▸ **AIM OF THE EXERCISE**: Drop the pictures, then extract the listing word for word.

▸ **MATERIAL PROVIDED**:
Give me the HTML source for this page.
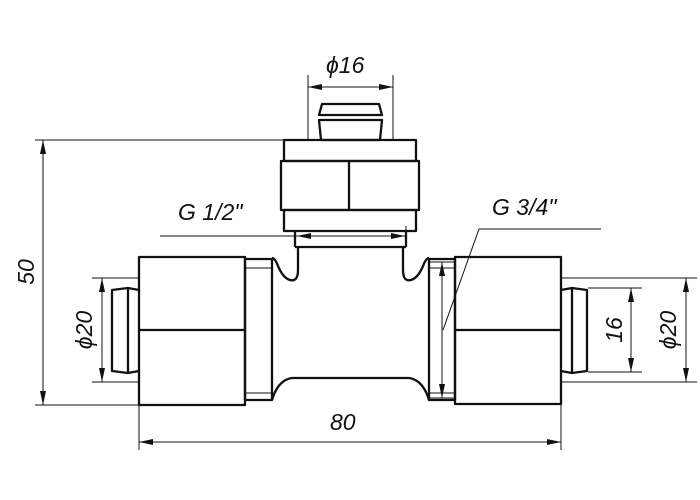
<!DOCTYPE html>
<html><head><style>body{margin:0;background:#fff}svg{display:block}text{font-family:"Liberation Sans",sans-serif;font-style:italic;font-size:23px;fill:#111}</style></head><body>
<svg width="700" height="500" viewBox="0 0 700 500" xmlns="http://www.w3.org/2000/svg">
<defs><marker id="a" viewBox="0 0 14 6" refX="14" refY="3" markerWidth="14" markerHeight="6" orient="auto-start-reverse" markerUnits="userSpaceOnUse"><path d="M0,0L14,3L0,6z" fill="#111"/></marker></defs>
<g stroke="#111" stroke-width="1" fill="none">
<line x1="308" y1="75" x2="308" y2="140"/><line x1="393" y1="75" x2="393" y2="140"/>
<line x1="308" y1="87" x2="393" y2="87" marker-start="url(#a)" marker-end="url(#a)"/>
<line x1="35" y1="140" x2="284" y2="140"/><line x1="35" y1="405" x2="139" y2="405"/>
<line x1="43" y1="140" x2="43" y2="405" marker-start="url(#a)" marker-end="url(#a)"/>
<line x1="139" y1="405" x2="139" y2="450"/><line x1="561" y1="405" x2="561" y2="450"/>
<line x1="139" y1="442" x2="561" y2="442" marker-start="url(#a)" marker-end="url(#a)"/>
<line x1="92" y1="278" x2="139" y2="278"/><line x1="92" y1="382" x2="139" y2="382"/>
<line x1="102" y1="278" x2="102" y2="382" marker-start="url(#a)" marker-end="url(#a)"/>
<line x1="561" y1="278" x2="697" y2="278"/><line x1="561" y1="382" x2="697" y2="382"/>
<line x1="686" y1="278" x2="686" y2="382" marker-start="url(#a)" marker-end="url(#a)"/>
<line x1="588" y1="288" x2="642" y2="288"/><line x1="588" y1="372" x2="642" y2="372"/>
<line x1="631" y1="288" x2="631" y2="372" marker-start="url(#a)" marker-end="url(#a)"/>
<line x1="160" y1="236" x2="300" y2="236"/>
<line x1="297" y1="236" x2="405" y2="236" marker-start="url(#a)" marker-end="url(#a)"/>
<line x1="406" y1="226" x2="406" y2="236"/>
<line x1="430" y1="262" x2="455" y2="262"/><line x1="430" y1="398" x2="455" y2="398"/>
<line x1="442" y1="262" x2="442" y2="398" marker-start="url(#a)" marker-end="url(#a)"/>
<polyline points="601,229 479,229 443,330"/>
</g>
<g stroke="#111" stroke-width="2.3" fill="none" stroke-linejoin="round">
<path d="M322,104H379L382,115H319Z"/><path d="M319,120H382L380,140H321Z"/>
<rect x="284" y="140" width="132" height="21"/>
<rect x="281" y="161" width="138" height="49"/><line x1="349" y1="161" x2="349" y2="210"/>
<rect x="284" y="210" width="132" height="21"/>
<line x1="295" y1="231" x2="295" y2="247"/><line x1="406" y1="231" x2="406" y2="247"/>
<line x1="295" y1="247" x2="406" y2="247"/>
<path d="M298,247V270Q298,282 290,280Q283,278 278,266Q275,258 272,258"/>
<path d="M403,247V270Q403,282 411,280Q418,278 423,266Q426,258 429,258"/>
<path d="M272,400Q278,380 292,378H409Q423,380 429,400"/>
<rect x="139" y="257" width="106" height="148"/><line x1="139" y1="330" x2="245" y2="330"/>
<rect x="245" y="259" width="27" height="141"/>
<line x1="245" y1="268" x2="272" y2="268" stroke-width="1"/><line x1="245" y1="393" x2="272" y2="393" stroke-width="1"/>
<path d="M139,290L128,288L112,290V371L128,373L139,371"/><line x1="128" y1="288" x2="128" y2="373"/>
<rect x="455" y="257" width="106" height="147"/><line x1="455" y1="330" x2="561" y2="330"/>
<rect x="429" y="259" width="26" height="141"/>
<line x1="429" y1="268" x2="455" y2="268" stroke-width="1"/><line x1="429" y1="393" x2="455" y2="393" stroke-width="1"/>
<path d="M561,290L572,288L587,290V371L572,373L561,371"/><line x1="572" y1="288" x2="572" y2="373"/>
</g>
<text x="326" y="73">ϕ16</text>
<text x="178" y="220">G 1/2"</text>
<text x="492" y="215">G 3/4"</text>
<text x="330" y="430">80</text>
<text transform="translate(34,272) rotate(-90)" text-anchor="middle">50</text>
<text transform="translate(92,330) rotate(-90)" text-anchor="middle">ϕ20</text>
<text transform="translate(622,330) rotate(-90)" text-anchor="middle">16</text>
<text transform="translate(676,330) rotate(-90)" text-anchor="middle">ϕ20</text>
</svg>
</body></html>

▸ **TASK RESPONSE**:
Give me the HTML source for this page.
<!DOCTYPE html>
<html><head><style>body{margin:0;background:#fff}svg{display:block}text{font-family:"Liberation Sans",sans-serif;font-style:italic;font-size:23px;fill:#111}</style></head><body>
<svg width="700" height="500" viewBox="0 0 700 500" xmlns="http://www.w3.org/2000/svg">
<defs><marker id="a" viewBox="0 0 14 6" refX="14" refY="3" markerWidth="14" markerHeight="6" orient="auto-start-reverse" markerUnits="userSpaceOnUse"><path d="M0,0L14,3L0,6z" fill="#111"/></marker></defs>
<g stroke="#111" stroke-width="1" fill="none">
<line x1="308" y1="75" x2="308" y2="140"/><line x1="393" y1="75" x2="393" y2="140"/>
<line x1="308" y1="87" x2="393" y2="87" marker-start="url(#a)" marker-end="url(#a)"/>
<line x1="35" y1="140" x2="284" y2="140"/><line x1="35" y1="405" x2="139" y2="405"/>
<line x1="43" y1="140" x2="43" y2="405" marker-start="url(#a)" marker-end="url(#a)"/>
<line x1="139" y1="405" x2="139" y2="450"/><line x1="561" y1="405" x2="561" y2="450"/>
<line x1="139" y1="442" x2="561" y2="442" marker-start="url(#a)" marker-end="url(#a)"/>
<line x1="92" y1="278" x2="139" y2="278"/><line x1="92" y1="382" x2="139" y2="382"/>
<line x1="102" y1="278" x2="102" y2="382" marker-start="url(#a)" marker-end="url(#a)"/>
<line x1="561" y1="278" x2="697" y2="278"/><line x1="561" y1="382" x2="697" y2="382"/>
<line x1="686" y1="278" x2="686" y2="382" marker-start="url(#a)" marker-end="url(#a)"/>
<line x1="588" y1="288" x2="642" y2="288"/><line x1="588" y1="372" x2="642" y2="372"/>
<line x1="631" y1="288" x2="631" y2="372" marker-start="url(#a)" marker-end="url(#a)"/>
<line x1="160" y1="236" x2="300" y2="236"/>
<line x1="297" y1="236" x2="405" y2="236" marker-start="url(#a)" marker-end="url(#a)"/>
<line x1="406" y1="226" x2="406" y2="236"/>
<line x1="430" y1="262" x2="455" y2="262"/><line x1="430" y1="398" x2="455" y2="398"/>
<line x1="442" y1="262" x2="442" y2="398" marker-start="url(#a)" marker-end="url(#a)"/>
<polyline points="601,229 479,229 443,330"/>
</g>
<g stroke="#111" stroke-width="2.3" fill="none" stroke-linejoin="round">
<path d="M322,104H379L382,115H319Z"/><path d="M319,120H382L380,140H321Z"/>
<rect x="284" y="140" width="132" height="21"/>
<rect x="281" y="161" width="138" height="49"/><line x1="349" y1="161" x2="349" y2="210"/>
<rect x="284" y="210" width="132" height="21"/>
<line x1="295" y1="231" x2="295" y2="247"/><line x1="406" y1="231" x2="406" y2="247"/>
<line x1="295" y1="247" x2="406" y2="247"/>
<path d="M298,247V270Q298,282 290,280Q283,278 278,266Q275,258 272,258"/>
<path d="M403,247V270Q403,282 411,280Q418,278 423,266Q426,258 429,258"/>
<path d="M272,400Q278,380 292,378H409Q423,380 429,400"/>
<rect x="139" y="257" width="106" height="148"/><line x1="139" y1="330" x2="245" y2="330"/>
<rect x="245" y="259" width="27" height="141"/>
<line x1="245" y1="268" x2="272" y2="268" stroke-width="1"/><line x1="245" y1="393" x2="272" y2="393" stroke-width="1"/>
<path d="M139,290L128,288L112,290V371L128,373L139,371"/><line x1="128" y1="288" x2="128" y2="373"/>
<rect x="455" y="257" width="106" height="147"/><line x1="455" y1="330" x2="561" y2="330"/>
<rect x="429" y="259" width="26" height="141"/>
<line x1="429" y1="268" x2="455" y2="268" stroke-width="1"/><line x1="429" y1="393" x2="455" y2="393" stroke-width="1"/>
<path d="M561,290L572,288L587,290V371L572,373L561,371"/><line x1="572" y1="288" x2="572" y2="373"/>
</g>
<text x="326" y="73">ϕ16</text>
<text x="178" y="220">G 1/2"</text>
<text x="492" y="215">G 3/4"</text>
<text x="330" y="430">80</text>
<text transform="translate(34,272) rotate(-90)" text-anchor="middle">50</text>
<text transform="translate(92,330) rotate(-90)" text-anchor="middle">ϕ20</text>
<text transform="translate(622,330) rotate(-90)" text-anchor="middle">16</text>
<text transform="translate(676,330) rotate(-90)" text-anchor="middle">ϕ20</text>
</svg>
</body></html>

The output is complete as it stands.